The City of Ballarat will face a $13 million bill for 6500 instances of infrastructure damage left by the National Broadband Network rollout.
Council staff revealed the huge bill to a federal parliament NBN joint standing committee on Tuesday morning.
NBN Co paid $99,600 in 2015 to compensate council for infrastructure damage.
Another $53,000 was promised within two weeks of the first payment to cover the repair costs.
However council staff estimated the true cost of reinstating infrastructure to its original state to be at least $13 million, and potentially up to $40 million.
Council infrastructure and environment director Terry Demeo said government legislation did not hold telecos to the same standard as water, gas or electricity companies.
“Water boards, Powercor and other parties are obliged to get a road opening permit from council when they want to install a piece of infrastructure.
“We are able to condition those permits to ensure the reinstatement of property is within our standards.”
Victorian senator Jane Hume visited Ballarat to investigate reinstatement works last week.
Council was then invited to make to appear before the NBN joint standing committee in Canberra.
Mr Demeo said many of the 6500 instances of damage had been fixed to some degree, but not to the standard set by council.
“There are 6000 plus that we believe remain unsatisfactory,” he said.
“The scale of the NBN has caused the issue, the physical rollout of the fibre and the tie-ins into individual properties.
“We are continuing to work with the NBN – it is not about beating up on the NBN – it is about evidence, about Ballarat’s experience as an early adopter of the network.”

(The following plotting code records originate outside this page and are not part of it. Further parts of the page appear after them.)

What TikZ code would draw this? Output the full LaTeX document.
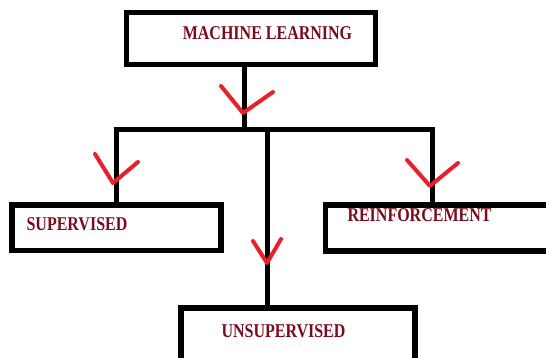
\documentclass[tikz,border=0pt]{standalone}
\usepackage{graphicx}
\usepackage{fontspec}
\setmainfont{Liberation Serif}
\definecolor{labelred}{HTML}{7A0C1E}
\definecolor{tickred}{HTML}{E8202A}
\newcommand{\boxtext}[1]{\scalebox{1}[1.22]{#1}}
\tikzset{
  box/.style={draw=black,line width=5.5pt,fill=white,inner sep=0pt},
  lbl/.style={text=labelred,font=\bfseries\fontsize{16}{18}\selectfont,inner sep=0pt},
  conn/.style={line width=5pt,black},
  tick/.style={line width=4pt,tickred,line cap=round,line join=round}
}
\begin{document}
\begin{tikzpicture}[x=1pt,y=-1pt]
  \useasboundingbox (0,0) rectangle (546,358);
  \clip (0,0) rectangle (546,358);
  \fill[white] (0,0) rectangle (546,358);
  % boxes
  \node[box,minimum width=249pt,minimum height=52pt] (ml) at (251,38.5) {};
  \node[box,minimum width=209pt,minimum height=45.5pt] (sup) at (116.5,227.75) {};
  \node[box,minimum width=240pt,minimum height=46pt] (rein) at (445.5,228) {};
  \node[box,minimum width=234pt,minimum height=60pt] (uns) at (298,338) {};
  % texts
  \node[lbl] (ml-t) at (267.5,33.5) {\boxtext{MACHINE LEARNING}};
  \node[lbl] (sup-t) at (77,224.5) {\boxtext{SUPERVISED}};
  \node[lbl] (rein-t) at (419.5,215.5) {\boxtext{REINFORCEMENT}};
  \node[lbl] (uns-t) at (283.5,331) {\boxtext{UNSUPERVISED}};
  % connectors
  \coordinate (hub) at (244,130);
  \coordinate (rtop) at (432,205);
  \coordinate (utop) at (267,308);
  \draw[conn] (hub |- ml.south) -- (hub);
  \draw[conn] (sup.north) |- (rtop |- hub) -- (rtop);
  \draw[conn] (utop |- hub) -- (utop);
  % red ticks
  \draw[tick] (221,86) -- (243,113) -- (273,92);
  \draw[tick] (95,154) -- (113,183) -- (138,162);
  \draw[tick] (407,160) -- (430,186) -- (458,163);
  \draw[tick] (253,241) -- (267,263) -- (281,239);
\end{tikzpicture}
\end{document}
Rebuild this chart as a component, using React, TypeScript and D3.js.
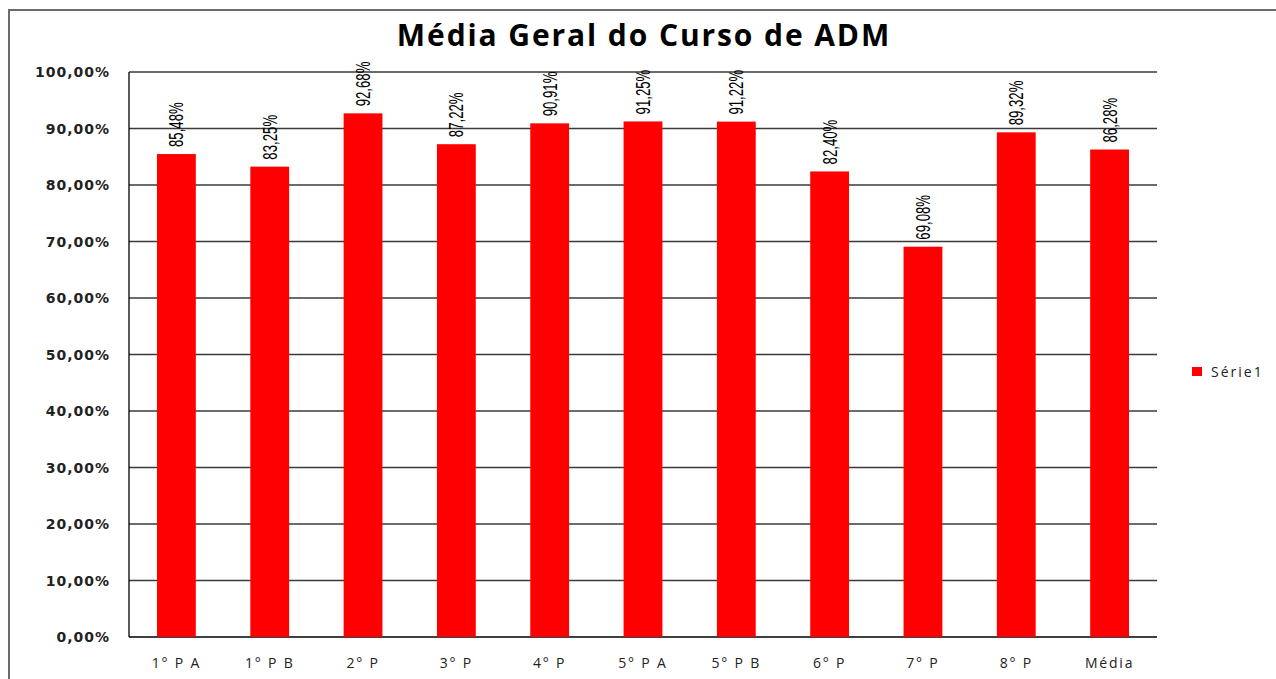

An NBN Co spokesperson said the company had complied with all legislation.
“NBN has already taken action with its delivery partners in Ballarat to address prior concerns related to the construction program and continues to discuss the matter with council,” the spokesperson said.
“NBN is confident that any new concerns that may arise are being addressed as soon as they are notified.”
Damage to council and private property during Ballarat’s NBN rollout has been an ongoing issue for four years.
A resident had his fence damaged by NBN workers in 2013.
A Redan resident said his property was covered in concrete following works in the same year.
Mr Demeo said council had taken the opportunity to make federal politicians aware of the challenges facing the city because of the rollout.
“We took that up to make sure this committee, which has pre-eminent senators and House of Representative MPs, to make them aware there are some challenges,” he said.
“These are very nuts and bolts issues around the NBN rollout.”